Das sete curtas-metragens portuguesas que fiz chegar ao FICPI, além dos troféus máximos para a Melhor Internacional e Melhor Social, uma delas saiu ainda nomeada na categoria de Melhor Actor (Nuno Melo, em Branco), e outra saiu inclusive com o já mencionado troféu de Melhor Fotografia para Paulo Abreu (ambas em 2015). No mesmo ano Cigano, de David Bonneville havia sido das mais votadas para o Prémio do Público não tendo conseguido obtê-lo por poucos votos e os elogios ao desconhecido cinema português fizeram-se escutar. De um cinema que o próprio público (nacional) julga “morto”, chegam as mais diversas notícias dos seus troféus, de um público interessado e curioso, opinativo e crítico que se interessa sobre as suas histórias, sobre os seus realizadores, sobre os seus actores e sobre os porquês das histórias que acabam de assistir. Perguntas que passam, também e sobretudo, pela inevitabilidade do “porquê” de não existir mais cinema português fora de portas considerando que revelam ter tanto por contar.
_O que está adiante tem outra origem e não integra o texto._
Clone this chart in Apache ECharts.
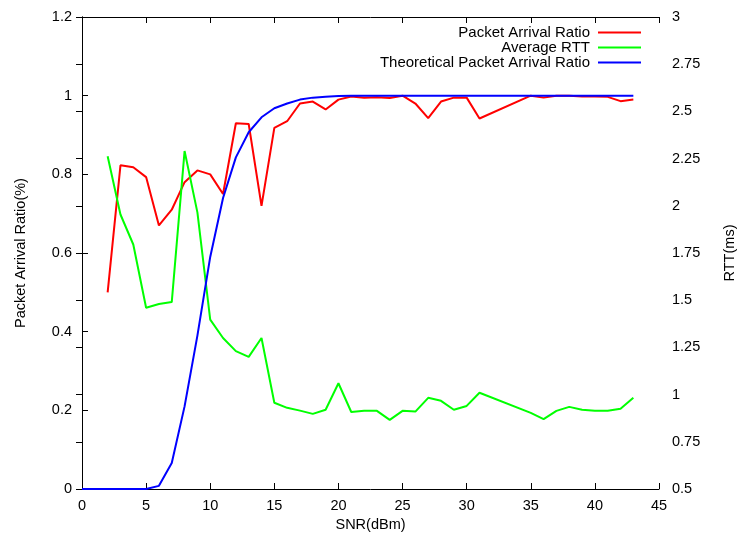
<!DOCTYPE html>
<html>
<head>
<meta charset="utf-8">
<script src="https://cdn.jsdelivr.net/npm/echarts@6/dist/echarts.min.js"></script>
<style>
  html, body { margin: 0; padding: 0; background: #fff; }
  #chart { width: 740px; height: 533px; }
</style>
</head>
<body>
<div id="chart"></div>
<script>
// measured points (SNR in dBm)
const snr = [2, 3, 4, 5, 6, 7, 8, 9, 10, 11, 12, 13, 14, 15, 16, 17, 18, 19, 20, 21, 22,
  23, 24, 25, 26, 27, 28, 29, 30, 31, 35, 36, 37, 38, 39, 40, 41, 42, 43]
const arrivalRatio = [0.50, 0.823, 0.818, 0.793, 0.67, 0.71, 0.78, 0.81, 0.80, 0.75, 0.93, 0.928,
  0.72, 0.918, 0.935, 0.98, 0.985, 0.965, 0.99, 0.998, 0.995, 0.996, 0.994, 1.0, 0.98, 0.943,
  0.985, 0.995, 0.995, 0.942, 1.0, 0.995, 1.0, 1.0, 0.998, 0.998, 0.997, 0.986, 0.99]
const avgRtt = [2.262, 1.954, 1.795, 1.46, 1.48, 1.49, 2.29, 1.965, 1.397, 1.30, 1.23, 1.20,
  1.30, 0.957, 0.93, 0.915, 0.898, 0.92, 1.06, 0.908, 0.914, 0.914, 0.866, 0.914, 0.91, 0.983,
  0.967, 0.92, 0.94, 1.01, 0.903, 0.87, 0.914, 0.935, 0.92, 0.914, 0.914, 0.925, 0.983]

// theoretical curve
const snrTheory = [0, 1, 2, 3, 4, 5, 6, 7, 8, 9, 10, 11, 12, 13, 14, 15, 16, 17, 18, 19, 20,
  21, 22, 23, 24, 25, 26, 27, 28, 29, 30, 31, 32, 33, 34, 35, 36, 37, 38, 39, 40, 41, 42, 43]
const theoryRatio = [0, 0, 0, 0, 0, 0, 0.008, 0.066, 0.21, 0.39, 0.59, 0.74, 0.843, 0.907, 0.945,
  0.968, 0.98, 0.99, 0.995, 0.997, 0.999, 1, 1, 1, 1, 1, 1, 1, 1, 1, 1, 1, 1, 1, 1, 1, 1, 1, 1,
  1, 1, 1, 1, 1]

const xTicks = [0, 5, 10, 15, 20, 25, 30, 35, 40, 45]
const leftTicks = [0, 0.2, 0.4, 0.6, 0.8, 1, 1.2]
const rightTicks = [0.5, 0.75, 1, 1.25, 1.5, 1.75, 2, 2.25, 2.5, 2.75, 3]

const font = 'Liberation Sans, Arial, sans-serif'
const pair = (xs, ys) => xs.map((x, i) => [x, ys[i]])

const ec = echarts.init(document.getElementById('chart'))

const axisText = { color: '#000', fontSize: 14.5, fontFamily: font }
const tickStyle = { show: true, inside: true, length: 6, lineStyle: { color: '#000', width: 1 } }
const lineStyle = { color: '#000', width: 1 }

// one legend per row so the icons line up on the right
function legendItem (name, top) {
  return {
    data: [name],
    right: 99,
    top,
    padding: 0,
    align: 'right',
    icon: 'rect',
    itemWidth: 43,
    itemHeight: 2,
    itemGap: 0,
    selectedMode: false,
    textStyle: { color: '#000', fontSize: 15, fontFamily: font, padding: [0, 3, 0, 0] }
  }
}

ec.setOption({
  animation: false,
  grid: { left: 82, right: 81, top: 17, bottom: 44, outerBoundsMode: 'none' },
  legend: [
    legendItem('Packet Arrival Ratio', 25),
    legendItem('Average RTT', 40),
    legendItem('Theoretical Packet Arrival Ratio', 55)
  ],
  xAxis: [
    {
      type: 'value',
      min: xTicks[0],
      max: xTicks[xTicks.length - 1],
      interval: 5,
      name: 'SNR(dBm)',
      nameLocation: 'middle',
      nameGap: 28,
      nameTextStyle: axisText,
      axisLine: { show: true, lineStyle },
      axisTick: tickStyle,
      axisLabel: { ...axisText, margin: 9 },
      splitLine: { show: false }
    },
    {
      type: 'value',
      position: 'top',
      min: xTicks[0],
      max: xTicks[xTicks.length - 1],
      interval: 5,
      axisLine: { show: true, lineStyle },
      axisTick: tickStyle,
      axisLabel: { show: false },
      splitLine: { show: false }
    }
  ],
  yAxis: [
    {
      type: 'value',
      min: leftTicks[0],
      max: leftTicks[leftTicks.length - 1],
      interval: 0.2,
      name: 'Packet Arrival Ratio(%)',
      nameLocation: 'middle',
      nameGap: 54,
      nameTextStyle: axisText,
      axisLine: { show: true, lineStyle },
      axisTick: tickStyle,
      axisLabel: { ...axisText, margin: 10, formatter: v => String(Math.round(v * 10) / 10) },
      splitLine: { show: false }
    },
    {
      type: 'value',
      position: 'right',
      min: rightTicks[0],
      max: rightTicks[rightTicks.length - 1],
      interval: 0.25,
      name: 'RTT(ms)',
      nameLocation: 'middle',
      nameGap: 63,
      nameRotate: 90,
      nameTextStyle: axisText,
      axisLine: { show: true, lineStyle },
      axisTick: tickStyle,
      axisLabel: { ...axisText, margin: 13, formatter: v => String(v) },
      splitLine: { show: false }
    }
  ],
  series: [
    {
      name: 'Packet Arrival Ratio',
      type: 'line',
      yAxisIndex: 0,
      data: pair(snr, arrivalRatio),
      showSymbol: false,
      symbol: 'none',
      color: '#ff0000',
      lineStyle: { color: '#ff0000', width: 2 },
      z: 3
    },
    {
      name: 'Average RTT',
      type: 'line',
      yAxisIndex: 1,
      data: pair(snr, avgRtt),
      showSymbol: false,
      symbol: 'none',
      color: '#00ff00',
      lineStyle: { color: '#00ff00', width: 2 },
      z: 4
    },
    {
      name: 'Theoretical Packet Arrival Ratio',
      type: 'line',
      yAxisIndex: 0,
      data: pair(snrTheory, theoryRatio),
      showSymbol: false,
      symbol: 'none',
      color: '#0000ff',
      lineStyle: { color: '#0000ff', width: 2 },
      z: 5
    }
  ]
})
</script>
</body>
</html>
Apoios à parte, a grande questão que me resta equacionar – e que também acaba por me ser colocada – prende-se com algo (não tão) simples… existe um cinema português para lá dos inevitáveis e ambicionados festivais de cinema ou estaremos por cá todos bem formatados para apenas pensar nos grandes “linha A” ignorando voluntariamente todos os demais que podem (poderiam) abrir mais portas e uma maior diversidade que também ajudasse à sua divulgação “fora de portas”?!